A section of Christians has also played a dangerous game when opposing the move by a group of Catholics to invite the Prime Minister to a function to mark the canonisation of two Keralites, Kuriakose Elias Chavara and Mother Euphrasia. Two sections of the Catholic church in India — the Latin rite and Syro-Malankara rite — had opted not to be part of the function. This is not appreciable as Christians should not walk into the trap of “isolationists”.
PM Modi’s 17 February speech at the function did go down well, especially his assertion that the religion of an individual in India, as guaranteed by the Constitution, was a “personal matter”. He continued, “My government will not allow any religious group, belonging to the majority or the minority, to incite hatred against others, overtly or covertly. Mine will be a government that gives equal respect to all religions”. He appealed to all religious groups “to act with restraint, mutual respect and tolerance” to safeguard the religious rights of all.
Over the months, the Christian clergy has said that thousands of Christians have faced threats in recent months from hardline Hindu groups agitating to make India a “Hindu-only nation”. Hindu groups have also intensified their campaign to forcefully reconvert Christians and Muslims to Hinduism, it alleged.

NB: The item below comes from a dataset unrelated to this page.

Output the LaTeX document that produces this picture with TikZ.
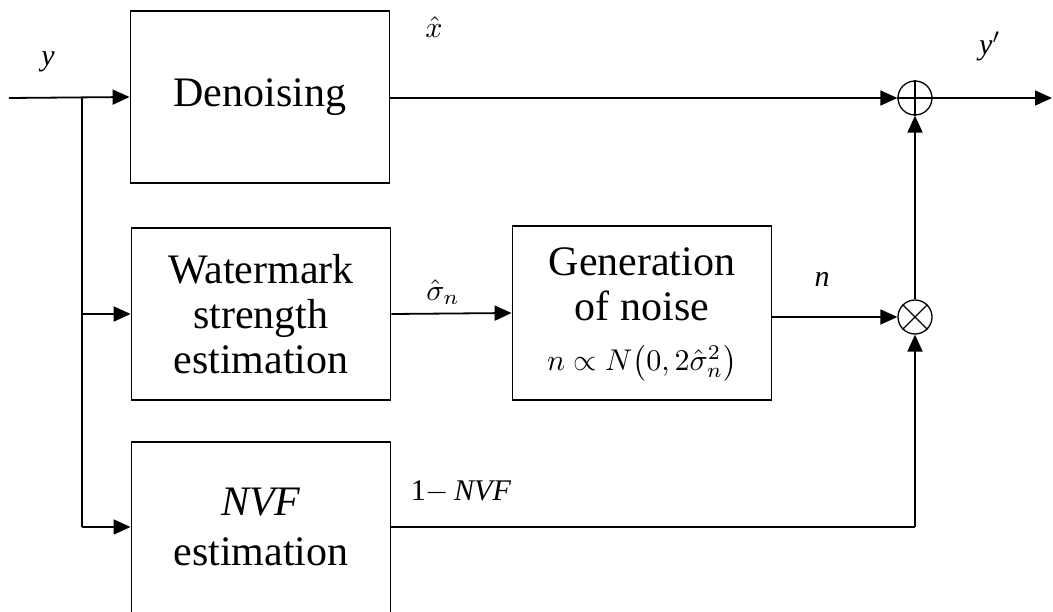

Most conflicts in the world now have to do with negativism. Individual and collective apprehensions of what the future will bring serve to create an aura of insecurity for everyone of us. Half the violence in the world, not excluding the insurgency-related conflicts in the North-east, is as much related to this phenomenon. In Nagaland, the late Vizol Angami, perhaps the best known man of integrity among Naga chief ministers, once said the root cause of tribal-non-tribal conflicts in the region was due to “the fear factor” about outsiders.

Not many can deny this. This is mostly accentuated by the category of people who thrive on preserving the divides and fuel “apprehension" about the unknown enemy. Thus, political and student bodies often play the parochial card — sometimes between Nagas and non-Nagas, Nagas and Kukis, Assamese and Bengalis, Khasis and non-Khasis or Mizos and non-Mizos.
Perhaps covertly, various religious bodies have also been playing their parts. Church organisations have their reasons to talk about mythladen Hinduism or the “negative power” of mantras or Tantrik philosophy from the mainstream.

These fears and differences are actually sustained by what I often say is “a network of myths”. These are religious, political and also social, and most often based on lies.

Therefore, my worst fear about the wide publicity given to the RSS and the BJP’s “Ghar Wapsi” (reconversion) programme is that it should not leave any gory impact in the sensitive Northeast. People there are extremely touchy and moody and this frame of mind can be easily exploited by forces inimical to the growth and prosperity of North-easterners.